[Haskell-cafe] curious about sum

Daniel Fischer daniel.is.fischer at web.de
Sat Jun 13 11:41:54 EDT 2009


Am Samstag 13 Juni 2009 17:00:36 schrieb Jochem Berndsen:
> Deniz Dogan wrote:
> > 2009/6/13 Jochem Berndsen <jochem at functor.nl>:
> >> Keith Sheppard wrote:
> >>> Is there any reason that sum isn't strict? I can't think of any case
> >>> where that is a good thing.
> >>>
> >>> Prelude> sum [0 .. 1000000]
> >>> *** Exception: stack overflow
> >>
> >> It is useful if the (+) is nonstrict; although I cannot think of any
> >> useful mathematical structure where (+) would be nonstrict.
> >
> > I remember needing a non-strict sum at least once, but I do not
> > remember the exact application. But imagine having a (very) long list
> > of numbers and you want to do A if the sum exceeds a small number,
> > otherwise B.
> >
> > if sum [0..100000] > 10 then A else B
> >
> > However, this idea didn't work, because of strictness.
>
> You can only do such things if you know that all entries of your list
> are nonnegative.
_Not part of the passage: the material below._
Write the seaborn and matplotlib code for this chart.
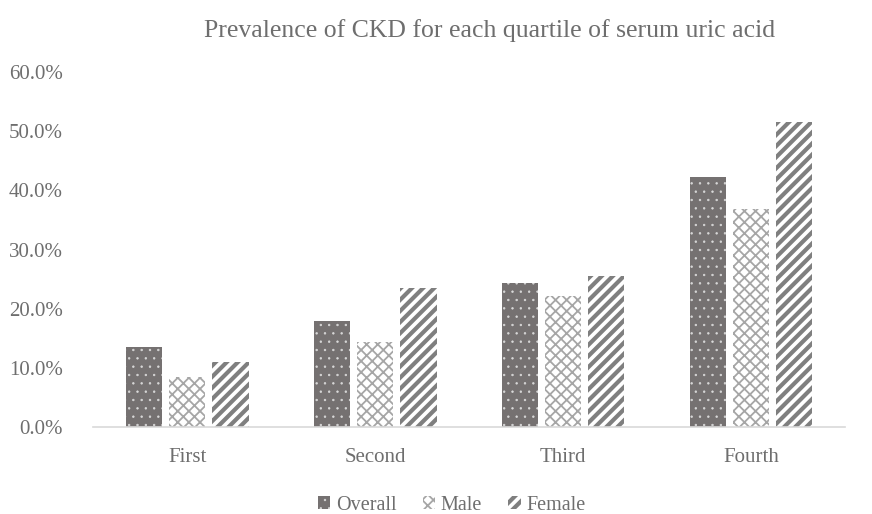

That requires a custom solution anyway (not to mention
> the fact that to determine whether x > 10 or not, we need to explicitly
> compute x).

Well, if you have lazy Peano numbers of any kind, you know that all entries are non-
negative and you needn't evaluate x fully to determine whether it's > 10. Isn't that the 
point why one would use lazy numbers at all?